Movie Review - Kung Fu Panda

Again, I’ve never seen the first film, and I probably won’t jump through any hoops to check it out now, but from what I can tell, the first film finds Jack Black’s Po, a panda, who for some reason has chosen to learn kung-fu and become the heralded dragon warrior. Number two picks up with Po and company (a loose cadre of animals featuring a tigress (Angelina Jolie), a monkey (Jackie Chan), a crane (David Cross), a grasshopper (Seth Rogan), and a snake (Lucy Liu) off on another adventure to prevent an evil peacock (Gary Oldman) from blowing up the world with cannons. Along the way Po learns some life lessons about who he really is, and discovers the secret to a little thing called "inner peace." It isn’t rocket science. Kung Fu Panda 2 is pretty much every big budget children’s film every made, wearing a kung-fu uniform, with China as the background instead of fairytale land or a children’s bedroom. I don’t care who’s making the animated film (yes Pixar I’m pointing at you), the genre (it is a genre now, undoubtedly) has rules and a fairly basic storyline - originality is not the point. These kid’s films today exist entirely on execution and finding a new world in which to inject the life lessons and dramatic, but always happy conclusions. If they biff the execution (in my mind the Shrek films) or if the world created isn’t interesting enough (Hoodwinked anyone?) then the story falls flat. But, like any genre, if the creators are interesting people with interesting ideas, the strict guidelines become stepping stones to greatness, not chains.

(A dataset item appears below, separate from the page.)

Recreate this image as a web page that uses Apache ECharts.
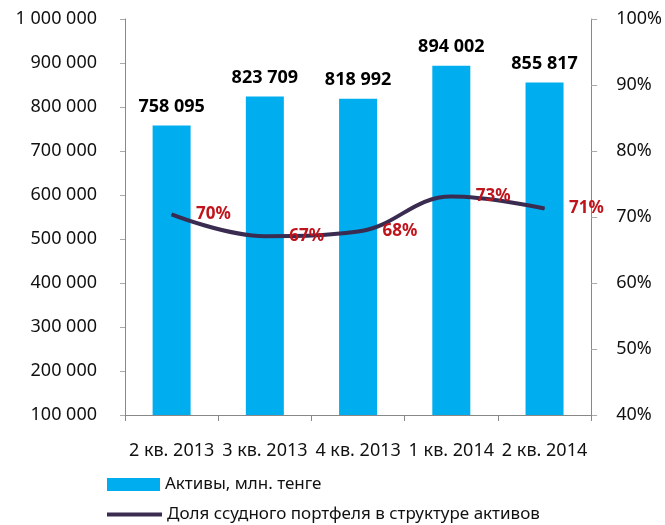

Kung Fu Panda 2 does a fine job of existing within this strict guidelines without becoming just another ho-hum animated film. Much of this can be attested to the fantastic kung-fu battles that the film is positively riddled with (I heard a woman afterwards bemoaning the lack of humor, and the gratuitous ass-kicking that took its place). Jennifer Yuh, the director, I applaud your obvious research in to not only the actual kung-fu styles represented here, but also the kung-fu pictures these styles helped establish. The moves in the film are not only well put together on screen but they hum with a sort of zaniness you’d expect from schlocky kung fu flicks from the late 70s. Aside from that, the film bounces along with very little deviation from the go-on-a-quest-to-discover-yourself storyline we’ve all grown so accustomed to. I liked Kung Fu Panda 2. Did I feel any a bit of connection to the characters or the world? Probably not, but I didn’t leave gnashing my teeth at the sheer money grab of it all, and in this season of gold-bricking, that’s probably the best I can say from any major studio release.